* START *
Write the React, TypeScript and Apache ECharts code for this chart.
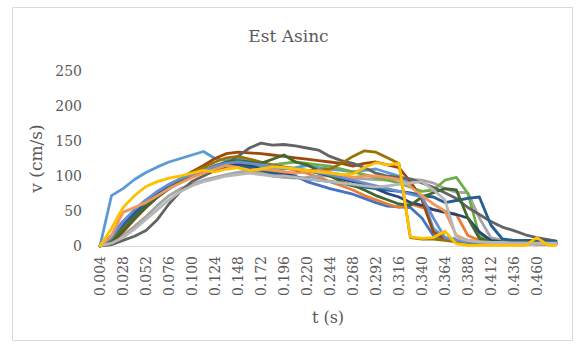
import React, { useEffect, useRef } from "react";
import * as echarts from "echarts";

// time categories 0.004 .. 0.480 s
const categories: string[] = Array.from({ length: 120 }, (_, i) => (0.004 * (i + 1)).toFixed(3));
// sample positions (category indices) at which the values below were read
const sampleIdx: number[] = Array.from({ length: 40 }, (_, k) => k * 3).concat([119]);

const yTicks = [0, 50, 100, 150, 200, 250];

const s01 = [0, 15, 35, 50, 65, 78, 88, 96, 103, 108, 112, 115, 117, 116, 112, 108, 105, 100, 92, 87, 82, 78, 74, 68, 62, 57, 56, 55, 40, 15, 10, 8, 6, 5, 5, 4, 4, 3, 3, 3, 3];
const s02 = [0, 10, 28, 45, 60, 72, 84, 92, 100, 106, 112, 116, 118, 118, 117, 115, 112, 108, 104, 98, 92, 86, 80, 72, 66, 60, 55, 60, 55, 52, 50, 45, 15, 8, 6, 5, 5, 4, 4, 4, 4];
const s03 = [0, 5, 15, 28, 42, 58, 72, 82, 88, 94, 98, 102, 105, 108, 104, 100, 98, 97, 98, 100, 100, 98, 97, 96, 95, 94, 96, 95, 94, 90, 82, 77, 76, 40, 12, 8, 7, 6, 5, 5, 5];
const s04 = [0, 25, 55, 72, 85, 92, 97, 100, 104, 108, 106, 110, 112, 108, 110, 113, 112, 110, 108, 106, 104, 102, 103, 112, 119, 116, 118, 13, 11, 12, 21, 3, 1, 1, 1, 1, 1, 1, 12, 1, 1];
const s05 = [0, 72, 82, 95, 105, 113, 120, 125, 130, 135, 125, 122, 125, 120, 115, 112, 110, 112, 115, 112, 110, 108, 106, 108, 110, 105, 100, 90, 70, 25, 12, 10, 8, 6, 6, 5, 5, 4, 4, 4, 4];
const s06 = [0, 8, 22, 40, 55, 70, 82, 92, 100, 106, 110, 114, 116, 118, 117, 116, 118, 120, 118, 116, 114, 110, 106, 102, 98, 94, 90, 84, 78, 80, 94, 98, 75, 15, 6, 5, 5, 4, 4, 4, 4];
const s07 = [0, 10, 30, 48, 62, 75, 85, 95, 102, 108, 112, 116, 118, 115, 110, 105, 102, 104, 108, 104, 100, 96, 92, 88, 82, 75, 70, 62, 58, 52, 48, 45, 40, 20, 8, 6, 5, 5, 4, 4, 4];
const s08 = [0, 5, 20, 38, 55, 70, 84, 96, 106, 115, 125, 132, 134, 133, 132, 130, 128, 126, 124, 122, 120, 118, 114, 118, 120, 116, 112, 92, 66, 20, 10, 8, 6, 5, 5, 4, 4, 4, 3, 3, 3];
const s09 = [0, 2, 8, 14, 22, 38, 60, 78, 92, 100, 108, 118, 128, 140, 147, 144, 145, 143, 140, 137, 128, 122, 118, 112, 104, 100, 98, 96, 90, 84, 76, 68, 55, 45, 35, 27, 22, 16, 12, 9, 7];
const s10 = [0, 8, 25, 42, 58, 72, 85, 95, 105, 112, 120, 126, 128, 124, 120, 116, 113, 110, 108, 108, 110, 118, 128, 136, 134, 126, 118, 12, 10, 10, 8, 6, 5, 5, 4, 4, 4, 3, 3, 3, 3];
const s11 = [0, 12, 30, 46, 60, 74, 86, 94, 100, 105, 110, 112, 114, 112, 108, 104, 100, 98, 96, 94, 92, 90, 86, 84, 82, 80, 78, 76, 72, 70, 62, 65, 68, 70, 30, 10, 8, 8, 8, 7, 7];
const s12 = [0, 6, 22, 40, 56, 70, 82, 92, 100, 108, 115, 120, 122, 120, 118, 124, 130, 120, 116, 108, 100, 92, 87, 80, 72, 66, 60, 58, 70, 76, 82, 80, 40, 11, 6, 5, 5, 4, 4, 4, 4];
const s13 = [0, 12, 35, 52, 66, 78, 88, 96, 102, 108, 114, 118, 120, 118, 116, 114, 112, 110, 108, 105, 102, 98, 94, 90, 86, 82, 78, 74, 70, 40, 12, 8, 6, 5, 5, 4, 4, 4, 3, 3, 3];
const s14 = [0, 15, 48, 55, 62, 72, 82, 90, 98, 104, 110, 115, 112, 108, 110, 108, 106, 104, 106, 108, 105, 102, 98, 100, 100, 98, 95, 85, 72, 60, 50, 15, 8, 6, 5, 4, 4, 4, 3, 3, 3];
const s15 = [0, 4, 12, 24, 38, 52, 66, 78, 86, 92, 96, 100, 102, 104, 102, 100, 100, 98, 96, 94, 92, 90, 88, 86, 84, 86, 88, 90, 92, 80, 66, 12, 8, 6, 5, 5, 4, 4, 4, 4, 4];

const seriesValues = [s01, s02, s03, s05, s06, s07, s08, s09, s10, s11, s12, s13, s14, s15, s04];
const seriesColors = [
  "#4472C4", "#ED7D31", "#A5A5A5", "#5B9BD5", "#70AD47", "#264478", "#9E480E",
  "#636363", "#997300", "#255E91", "#43682B", "#698ED0", "#F1975A", "#B7B7B7", "#FFC000",
];

const FONT = "'DejaVu Serif', 'Liberation Serif', serif";

export default function App() {
  const ref = useRef<HTMLDivElement>(null);
  useEffect(() => {
    if (!ref.current) return;
    const chart = echarts.init(ref.current, undefined, { renderer: "svg" });
    chart.setOption({
      animation: false,
      backgroundColor: "#ffffff",
      title: {
        text: "Est Asinc",
        left: "center",
        top: 22,
        textStyle: { fontFamily: FONT, fontSize: 17, fontWeight: "normal", color: "#595959" },
      },
      graphic: [
        {
          type: "rect",
          shape: { x: 12.5, y: 7.5, width: 560, height: 333 },
          style: { fill: "none", stroke: "#D9D9D9", lineWidth: 1 },
          silent: true,
          z: -1,
        },
      ],
      grid: { left: 100, right: 21, top: 71, bottom: 101 },
      xAxis: {
        type: "category",
        data: categories,
        boundaryGap: false,
        name: "t (s)",
        nameLocation: "middle",
        nameGap: 63,
        nameTextStyle: { fontFamily: FONT, fontSize: 16, color: "#595959" },
        axisLine: { lineStyle: { color: "#D9D9D9", width: 1 } },
        axisTick: { show: false },
        axisLabel: {
          interval: 5,
          rotate: 90,
          margin: 10,
          fontFamily: FONT,
          fontSize: 14,
          color: "#595959",
        },
        splitLine: { show: false },
      },
      yAxis: {
        type: "value",
        min: 0,
        max: yTicks[yTicks.length - 1],
        interval: 50,
        name: "v (cm/s)",
        nameLocation: "middle",
        nameGap: 50,
        nameTextStyle: { fontFamily: FONT, fontSize: 17, color: "#595959" },
        axisLine: { show: false },
        axisTick: { show: false },
        axisLabel: { margin: 18, fontFamily: FONT, fontSize: 14, color: "#595959" },
        splitLine: { show: false },
      },
      series: seriesValues.map((vals, si) => ({
        type: "line",
        data: vals.map((v, k) => [sampleIdx[k], v]),
        showSymbol: false,
        symbol: "none",
        lineStyle: { width: 2.8, color: seriesColors[si], cap: "round", join: "round" },
        itemStyle: { color: seriesColors[si] },
      })),
    });
    return () => chart.dispose();
  }, []);
  return (
    <div
      ref={ref}
      style={{ position: "absolute", left: 0, top: 0, width: 577, height: 347 }}
    />
  );
}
* END *
Aim
Could the lines from the top of the material through the line with "import * as" be repeated exactly, pictures left out?

Final result
Write the React, TypeScript and Apache ECharts code for this chart.
import React, { useEffect, useRef } from "react";
import * as echarts from "echarts";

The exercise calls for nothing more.